Tuesday, March 05, 2013

Another Ignorant Article about "Asian Privilege"


So I decided to make my debut back as a blogger merely 1 hour ago because I was dealing with incompetent people and decided to take a break before I punched a bitch in the throat, but that’s not the point. I wanted to touch base on an article I read earlier this morning titled “Tackling Asian Privilege,” an author’s sad attempt at satire, which in turn received even sadder responses from racist pricks.

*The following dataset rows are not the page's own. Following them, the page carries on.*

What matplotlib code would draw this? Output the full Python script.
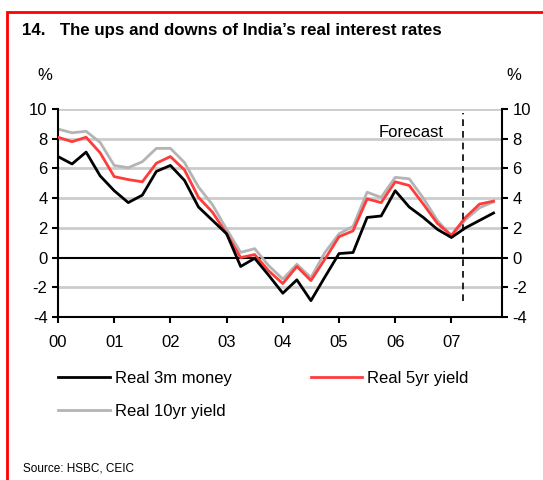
import numpy as np
import matplotlib.pyplot as plt
from matplotlib.patches import Rectangle

plt.rcParams['font.family'] = ['Liberation Sans', 'DejaVu Sans']
plt.rcParams['axes.unicode_minus'] = False

# quarterly observations, 2000Q1 .. 2007Q4 (x in years since 2000)
quarters = np.arange(32) * 0.25
real_3m = [6.8, 6.3, 7.1, 5.5, 4.5, 3.7, 4.2, 5.8, 6.2, 5.2, 3.4, 2.5,
           1.6, -0.6, -0.05, -1.2, -2.4, -1.5, -2.9, -1.3, 0.27, 0.34, 2.7, 2.8,
           4.5, 3.4, 2.7, 1.9, 1.35, 2.0, 2.5, 3.0]
real_5yr = [8.1, 7.8, 8.1, 7.05, 5.45, 5.25, 5.1, 6.35, 6.8, 5.9, 4.05, 3.05,
            1.6, 0.0, 0.2, -0.9, -1.75, -0.6, -1.55, -0.1, 1.4, 1.8, 3.95, 3.7,
            5.1, 4.85, 3.6, 2.3, 1.5, 2.7, 3.6, 3.8]
real_10yr = [8.65, 8.4, 8.5, 7.75, 6.2, 6.05, 6.45, 7.35, 7.35, 6.4, 4.75, 3.55,
             1.9, 0.35, 0.6, -0.55, -1.45, -0.45, -1.35, 0.35, 1.6, 2.1, 4.4, 4.05,
             5.4, 5.3, 4.0, 2.5, 1.45, 2.55, 3.35, 3.75]
year_labels = ['00', '01', '02', '03', '04', '05', '06', '07']
forecast_start = 7.2

fig = plt.figure(figsize=(5.43, 4.8), dpi=100)
ax = fig.add_axes([0.1068, 0.3396, 0.8177, 0.4333])

for y in range(-2, 11, 2):
    if y != 0:
        ax.axhline(y, color='#cccccc', lw=2, zorder=0)
ax.axhline(0, color='black', lw=1.5, zorder=1)

ax.plot(quarters, real_10yr, color='#b4b4b4', lw=2, zorder=2, label='Real 10yr yield')
ax.plot(quarters, real_5yr, color='#ff3c3c', lw=2, zorder=3, label='Real 5yr yield')
ax.plot(quarters, real_3m, color='black', lw=2, zorder=4, label='Real 3m money')

ax.plot([forecast_start, forecast_start], [-2.9, 9.7], color='black', lw=1.2,
        ls=(0, (4, 3)), zorder=5)
ax.text(5.7, 8.4, 'Forecast', fontsize=12, va='center', ha='left')

ax.set_xlim(0, 7.9)
ax.set_ylim(-4, 10)
ax.set_xticks(range(8))
ax.set_xticklabels(year_labels)
ax.set_yticks(range(-4, 11, 2))
ax.tick_params(axis='both', direction='out', length=4, width=1.5, labelsize=12)
ax.tick_params(axis='y', right=True, labelright=True)
ax.tick_params(axis='x', pad=9)
for side in ['left', 'right', 'bottom']:
    ax.spines[side].set_linewidth(1.5)
ax.spines['top'].set_visible(False)

fig.text(0.041, 0.937, '14.   The ups and downs of India\u2019s real interest rates',
         fontsize=12.2, fontweight='bold', va='center', ha='left')
fig.text(0.083, 0.843, '%', fontsize=12, va='center', ha='center')
fig.text(0.947, 0.843, '%', fontsize=12, va='center', ha='center')

h, l = ax.get_legend_handles_labels()
order = [2, 0, 1]
fig.legend([h[i] for i in order], [l[i] for i in order], ncol=2,
           loc='upper left', bbox_to_anchor=(0.107, 0.228), frameon=False,
           borderpad=0, borderaxespad=0,
           fontsize=12, handlelength=3.1, handletextpad=0.3,
           columnspacing=4.75, labelspacing=1.1)

fig.text(0.042, 0.012, 'Source: HSBC, CEIC', fontsize=8.5, va='bottom', ha='left')

fig.patches.append(Rectangle((0.0138, -0.05), 1.2, 0.025 + 0.05 + 0.95,
                             transform=fig.transFigure, fill=False,
                             edgecolor='red', lw=2))

fig.savefig('out.png', dpi=100)
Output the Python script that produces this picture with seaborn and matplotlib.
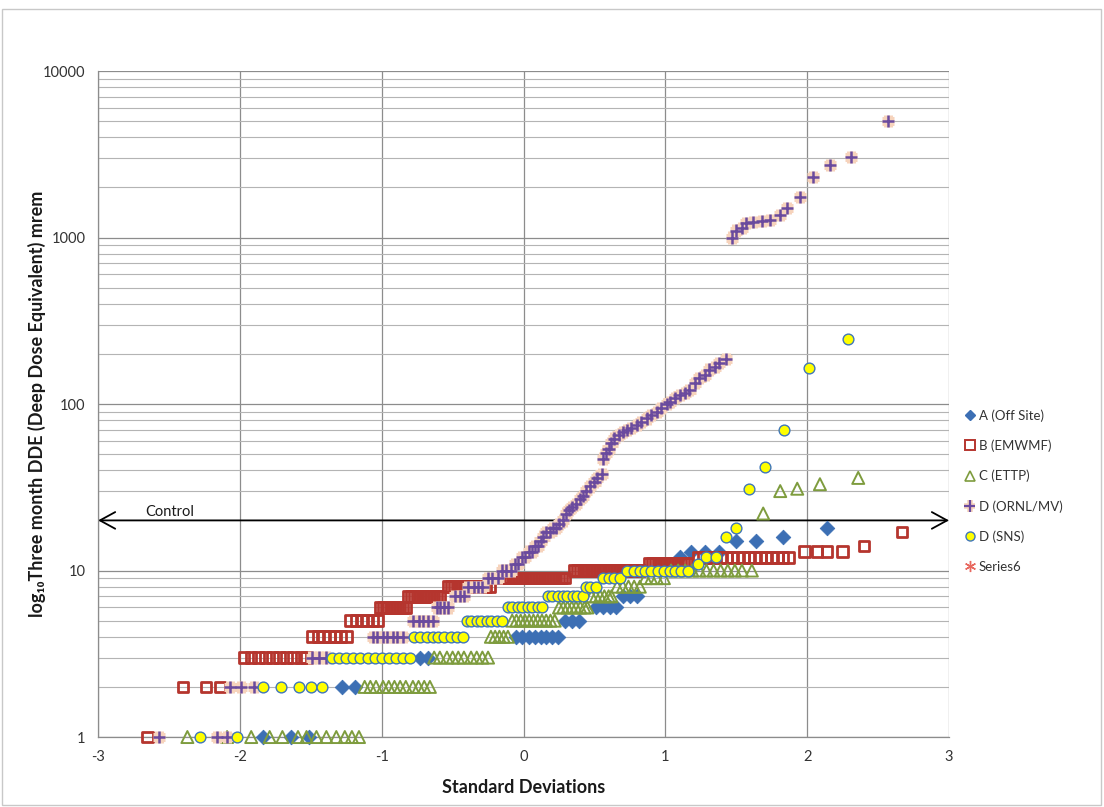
import matplotlib
matplotlib.use("Agg")
import matplotlib.pyplot as plt
import matplotlib.patheffects as pe
from matplotlib.lines import Line2D
from matplotlib.patches import Rectangle
from matplotlib.ticker import FixedLocator, LogLocator, NullFormatter
import pandas as pd
import seaborn as sns

# ---- Data: dose levels (mrem) and the standard-deviation positions of each point ----
A_DOSE = [1, 2, 3, 4, 5, 6, 7, 12, 13, 15, 16, 18]
A_SD = [[-1.84, -1.64, -1.51], [-1.28, -1.19], [-0.73, -0.67],
        [-0.05, -0.01, 0.04, 0.08, 0.12, 0.16, 0.20, 0.24],
        [0.29, 0.34, 0.39], [0.51, 0.56, 0.61, 0.65], [0.70, 0.75, 0.80],
        [1.10], [1.18, 1.28, 1.38], [1.50, 1.64], [1.83], [2.14]]

B_DOSE = [1, 2, 3, 4, 5, 6, 7, 8, 9, 10, 11, 12, 13, 14, 17]
B_SD = [[-2.65], [-2.40, -2.24, -2.14],
        [-1.97, -1.92, -1.87, -1.82, -1.77, -1.72, -1.67, -1.62, -1.57, -1.53],
        [-1.49, -1.45, -1.41, -1.37, -1.33, -1.29, -1.25],
        [-1.22, -1.18, -1.14, -1.10, -1.06, -1.03],
        [-1.01, -0.99, -0.97, -0.95, -0.93, -0.91, -0.89, -0.87, -0.85, -0.83],
        [-0.81, -0.79, -0.77, -0.75, -0.73, -0.71, -0.69, -0.67, -0.65, -0.63, -0.61, -0.59],
        [-0.53, -0.51, -0.49, -0.47, -0.45, -0.43, -0.41, -0.39, -0.37, -0.35, -0.33,
         -0.31, -0.29, -0.27, -0.24],
        [-0.15, -0.13, -0.11, -0.09, -0.07, -0.05, -0.03, -0.01, 0.01, 0.03, 0.05, 0.07,
         0.09, 0.11, 0.13, 0.15, 0.17, 0.19, 0.21, 0.23, 0.25, 0.27, 0.29],
        [0.36, 0.38, 0.40, 0.42, 0.44, 0.46, 0.48, 0.50, 0.52, 0.54, 0.56, 0.58, 0.60,
         0.62, 0.64, 0.66, 0.68, 0.70, 0.72, 0.74, 0.76, 0.78, 0.80, 0.82],
        [0.89, 0.91, 0.93, 0.95, 0.97, 0.99, 1.01, 1.03, 1.05, 1.07, 1.09, 1.11, 1.13, 1.15],
        [1.23, 1.27, 1.31, 1.35, 1.39, 1.43, 1.47, 1.51, 1.55, 1.59, 1.63, 1.67, 1.71,
         1.75, 1.79, 1.83, 1.87],
        [1.98, 2.07, 2.14, 2.25], [2.40], [2.67]]

C_DOSE = [1, 2, 3, 4, 5, 6, 7, 8, 9, 10, 22, 30, 31, 33, 36]
C_SD = [[-2.37, -2.09, -1.92, -1.79, -1.70, -1.59, -1.53, -1.46, -1.39, -1.32, -1.26, -1.21, -1.16],
        [-1.12, -1.08, -1.04, -0.99, -0.95, -0.91, -0.87, -0.83, -0.78, -0.74, -0.70, -0.66],
        [-0.63, -0.59, -0.54, -0.50, -0.46, -0.42, -0.37, -0.33, -0.29, -0.25],
        [-0.23, -0.20, -0.17, -0.14, -0.11],
        [-0.08, -0.05, -0.02, 0.01, 0.04, 0.07, 0.10, 0.13, 0.16, 0.19, 0.22],
        [0.25, 0.28, 0.31, 0.34, 0.37, 0.40, 0.43, 0.45],
        [0.48, 0.51, 0.54, 0.57, 0.60, 0.62],
        [0.66, 0.70, 0.74, 0.78, 0.82],
        [0.86, 0.90, 0.94, 0.99],
        [1.04, 1.09, 1.14, 1.19, 1.24, 1.29, 1.34, 1.39, 1.44, 1.49, 1.54, 1.61],
        [1.69], [1.81], [1.93], [2.09], [2.36]]

ORNL_DOSE = [1, 2, 3, 4, 5, 6, 7, 8, 9, 10, 11, 12, 13, 14, 15, 16, 17, 18, 19, 20,
             22, 23, 24, 25, 27, 28, 30, 32, 34, 36, 38,
             47, 51, 54, 58, 62, 65, 68, 70, 72, 75, 78, 82, 86, 90, 95, 100,
             103, 109, 113, 116, 121, 134, 144, 150, 161, 167, 176, 186,
             1000, 1100, 1140, 1220, 1240, 1260, 1280, 1360, 1500, 1750, 2300, 2720, 3040, 5000]
ORNL_SD = [[-2.57, -2.16, -2.09], [-2.07, -1.99, -1.90], [-1.49, -1.44, -1.39],
           [-1.06, -1.03, -0.99, -0.96, -0.92, -0.89, -0.85],
           [-0.78, -0.74, -0.71, -0.67, -0.64], [-0.61, -0.59, -0.56, -0.53],
           [-0.48, -0.45, -0.42], [-0.39, -0.35, -0.32, -0.29], [-0.25, -0.22, -0.18],
           [-0.15, -0.12, -0.09], [-0.06, -0.04], [-0.01, 0.01], [0.04, 0.06], [0.08, 0.10],
           [0.12], [0.14], [0.16, 0.19], [0.21, 0.23], [0.25], [0.28],
           [0.30], [0.32], [0.34], [0.37], [0.40], [0.42], [0.44], [0.47], [0.50], [0.52], [0.55],
           [0.56], [0.58], [0.60], [0.62], [0.64], [0.67], [0.70], [0.73], [0.76], [0.80],
           [0.83], [0.87], [0.90], [0.94], [0.97], [1.01],
           [1.03], [1.07], [1.10], [1.14], [1.17], [1.21], [1.24], [1.28], [1.31], [1.35],
           [1.38], [1.43],
           [1.47], [1.50], [1.54], [1.57], [1.62], [1.68], [1.74], [1.81], [1.86], [1.95],
           [2.04], [2.16], [2.31], [2.57]]

SNS_DOSE = [1, 2, 3, 4, 5, 6, 7, 8, 9, 10, 11, 12, 16, 18, 31, 42, 70, 164, 246]
SNS_SD = [[-2.28, -2.02], [-1.84, -1.71, -1.58, -1.50, -1.42],
          [-1.35, -1.30, -1.25, -1.20, -1.15, -1.10, -1.05, -1.00, -0.95, -0.90, -0.85, -0.80],
          [-0.77, -0.73, -0.68, -0.64, -0.60, -0.56, -0.51, -0.47, -0.43],
          [-0.40, -0.37, -0.33, -0.30, -0.26, -0.23, -0.19, -0.15],
          [-0.11, -0.08, -0.04, -0.01, 0.03, 0.06, 0.10, 0.13],
          [0.17, 0.20, 0.24, 0.28, 0.31, 0.35, 0.38, 0.42],
          [0.44, 0.47, 0.51], [0.56, 0.60, 0.64, 0.68],
          [0.73, 0.78, 0.82, 0.86, 0.90, 0.95, 0.99, 1.03, 1.07, 1.11, 1.16],
          [1.23], [1.29, 1.36], [1.43], [1.50], [1.59], [1.70], [1.84], [2.01], [2.29]]

SERIES_NAMES = ["A (Off Site)", "B (EMWMF)", "C (ETTP)", "D (ORNL/MV)", "D (SNS)", "Series6"]
CONTROL_LEVEL = 20
X_TICKS = [-3, -2, -1, 0, 1, 2, 3]
Y_TICKS = [1, 10, 100, 1000, 10000]


def long_rows(name, doses, sds):
    return [(name, x, d) for d, xs in zip(doses, sds) for x in xs]


rows = (long_rows(SERIES_NAMES[0], A_DOSE, A_SD)
        + long_rows(SERIES_NAMES[1], B_DOSE, B_SD)
        + long_rows(SERIES_NAMES[2], C_DOSE, C_SD)
        + long_rows(SERIES_NAMES[3], ORNL_DOSE, ORNL_SD)
        + long_rows(SERIES_NAMES[4], SNS_DOSE, SNS_SD))
df = pd.DataFrame(rows, columns=["series", "sd", "dose"])

# ---- Styling ----
sns.set_theme(style="white")
plt.rcParams["font.family"] = ["Lato", "DejaVu Sans"]

BLUE = "#3C6FB4"
RED = "#B5352E"
GREEN = "#7E9C3E"
PURPLE = "#6A4A9E"
HALO = "#F6D3BC"
YELLOW = "#FFFF00"
SNS_EDGE = "#3F76B9"
PINK = "#E8685F"

styles = {
    SERIES_NAMES[0]: dict(marker="D", s=55, fc=BLUE, ec=BLUE, lw=0.6),
    SERIES_NAMES[1]: dict(marker="s", s=58, fc="none", ec=RED, lw=2.0),
    SERIES_NAMES[2]: dict(marker="^", s=75, fc="none", ec=GREEN, lw=1.4),
    SERIES_NAMES[3]: dict(marker="+", s=78, fc=PURPLE, ec=PURPLE, lw=1.8),
    SERIES_NAMES[4]: dict(marker="o", s=60, fc=YELLOW, ec=SNS_EDGE, lw=1.0),
}

fig = plt.figure(figsize=(11.04, 8.07), dpi=100)
fig.patches.append(Rectangle((0.002, 0.003), 0.995, 0.986, transform=fig.transFigure,
                             fill=False, edgecolor="#C8C8C8", lw=1.0))
ax = fig.add_axes([0.0888, 0.0867, 0.7708, 0.8253])
ax.set_yscale("log")
ax.set_xlim(-3, 3)
ax.set_ylim(1, 10000)

for z, name in enumerate(SERIES_NAMES[:5]):
    st = styles[name]
    sub = df[df["series"] == name]
    sns.scatterplot(data=sub, x="sd", y="dose", ax=ax, marker=st["marker"], s=st["s"],
                    color=st["ec"], legend=False, zorder=3 + z)
    coll = ax.collections[-1]
    coll.set_facecolor(st["fc"])
    coll.set_edgecolor(st["ec"])
    coll.set_linewidth(st["lw"])
    coll.set_zorder(3 + z)
    coll.set_clip_on(False)
    if name == SERIES_NAMES[3]:
        coll.set_path_effects([pe.Stroke(linewidth=6.5, foreground=HALO), pe.Normal()])

# Grid and axes
ax.xaxis.set_major_locator(FixedLocator(X_TICKS))
ax.set_xticklabels([str(t) for t in X_TICKS])
ax.yaxis.set_major_locator(FixedLocator(Y_TICKS))
ax.set_yticklabels([str(t) for t in Y_TICKS])
ax.yaxis.set_minor_locator(LogLocator(base=10, subs=range(2, 10), numticks=50))
ax.yaxis.set_minor_formatter(NullFormatter())
ax.grid(which="major", axis="both", color="#8C8C8C", lw=0.9)
ax.grid(which="minor", axis="y", color="#B4B4B4", lw=0.8)
ax.set_axisbelow(True)
for side in ["top", "right"]:
    ax.spines[side].set_visible(False)
for side in ["left", "bottom"]:
    ax.spines[side].set_color("#8C8C8C")
    ax.spines[side].set_linewidth(0.9)
ax.tick_params(axis="both", which="major", labelsize=10.5, labelcolor="#333333",
               color="#8C8C8C", length=4, width=0.9, direction="out", pad=5)
ax.tick_params(axis="y", which="minor", length=0)
ax.set_xlabel("")
ax.set_ylabel("")

# Control level arrow
ax.annotate("", xy=(3, CONTROL_LEVEL), xytext=(-3, CONTROL_LEVEL),
            arrowprops=dict(arrowstyle="<->,head_length=0.55,head_width=0.3", color="black",
                            lw=1.3, mutation_scale=20, shrinkA=0, shrinkB=0),
            zorder=2, annotation_clip=False)
ax.text(-2.67, 21.2, "Control", fontsize=10.5, color="#1a1a1a", ha="left", va="baseline")

# Axis titles
fig.text(0.4746, 0.0245, "Standard Deviations", ha="center", va="center",
         fontsize=13, fontweight="bold", color="#1a1a1a")
fig.text(0.0335, 0.499, "log\u2081\u2080Three month DDE (Deep Dose Equivalent) mrem",
         ha="center", va="center", rotation=90, fontsize=13, fontweight="bold", color="#1a1a1a")

# Legend
handles = [
    Line2D([], [], ls="none", marker="D", markersize=5.5, mfc=BLUE, mec=BLUE),
    Line2D([], [], ls="none", marker="s", markersize=6.5, mfc="white", mec=RED, mew=1.4),
    Line2D([], [], ls="none", marker="^", markersize=7, mfc="none", mec=GREEN, mew=1.2),
    Line2D([], [], ls="none", marker="+", markersize=8, mec=PURPLE, mew=1.6,
           path_effects=[pe.Stroke(linewidth=4, foreground=HALO), pe.Normal()]),
    Line2D([], [], ls="none", marker="o", markersize=6.5, mfc=YELLOW, mec=SNS_EDGE, mew=1.0),
    Line2D([], [], ls="none", marker=(6, 2, 0), markersize=8, mec=PINK, mew=1.0),
]
fig.legend(handles, SERIES_NAMES, loc="upper left", bbox_to_anchor=(963 / 1104, 1 - 409 / 807),
           frameon=False, fontsize=9.5, labelspacing=1.35, handletextpad=0.2,
           handlelength=1.0, borderaxespad=0, borderpad=0, labelcolor="#333333")

fig.savefig("out.png", dpi=100)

Quite frankly, I’m tired of reading shit like this. I become an angry bear, no one wants to associate with me for the rest of the day, then I cry in a dark corner with some emo music playing. I’m tired of white people (not all, mind you, but articles like this have been penned by a majority of white individuals) writing shitty articles like this, thinking they know everything there is to know about a community of color and making assumptions about us and our experiences. Not to mention, this article is ripe with insinuations that Asian people are better than other people of color out there, and stupid ass, gullible and close-minded people will believe that. This just continues to perpetuate the notion that we are the “model minority” when really it is the complete opposite. Let’s go over a couple of points: 

  1. “These arrogant Orientals flaunt the racist moniker “model minority.” As a people, these Asians need to recognize they got to where they are not by the virtue of hard work but by stepping on the backs of others.”
First off, the word “oriental” is used to describe a motherfucking object, say a rug. Last time I remember, we weren’t objects but people. And if you’re still using “oriental” to refer to Asian people, then you need to get your ass whooped. You think we got where we are by stepping on the backs of others? If you disaggregate the various groups with the Asian American community, you would know that Vietnamese, Laos, Hmong, and Cambodians (Southeast Asians) are overwhelmingly among those who live in poverty along with blacks, Latinos, etc. They also have the highest drop-out rates of any ethnic group in the education system; when it comes to mental health, high suicide rates are also prevalent in these communities. But no one gives a shit about them or even cares to question it. This type of ignorance is shameful and reveals the system of oppression we struggle with.
  1.     “Asian American success has been awarded to them arbitrarily and it’s up to us to take back the power and eradicate this unearned system of advantage. We need to transform society to the point where privilege is not slanted in anyone’s favor.”
You wanna talk privilege eh? Let’s talk about white privilege then. It doesn’t take much to see that privilege is ascertained to white individuals, or people who look white. Being white is the norm here . White privilege is about having benefits or advantages that people of color less likely will experience; whites do not have to worry about triggering negative stereotypes, racial profiling, presumptions of intelligence or competency, etc. Whites are more likely to accumulate wealth than other people of color. White people dominate senior level positions within corporations while Asian Americans run into a “bamboo” ceiling. Higher education institutions cater to a predominantly white population. Issues pertaining to the AAPI community are invisible. Hell, even hate crimes are committed against Asian Americans/Asians and the ramifications are minor at best. A white person can do whatever he/she wants and no one even thinks twice. Shit, if that isn’t privilege, then what the hell is?

So yes, I’m sick and tired of hearing this shit over and over.  I may have kirked off too much in this blog entry, but I get really emotional about these types of issues. Or maybe I’m just acting out against my own stereotype of being the quiet, innocent Asian girl everyone perceives me to be. Fuck that. We have a voice and it needs to be heard.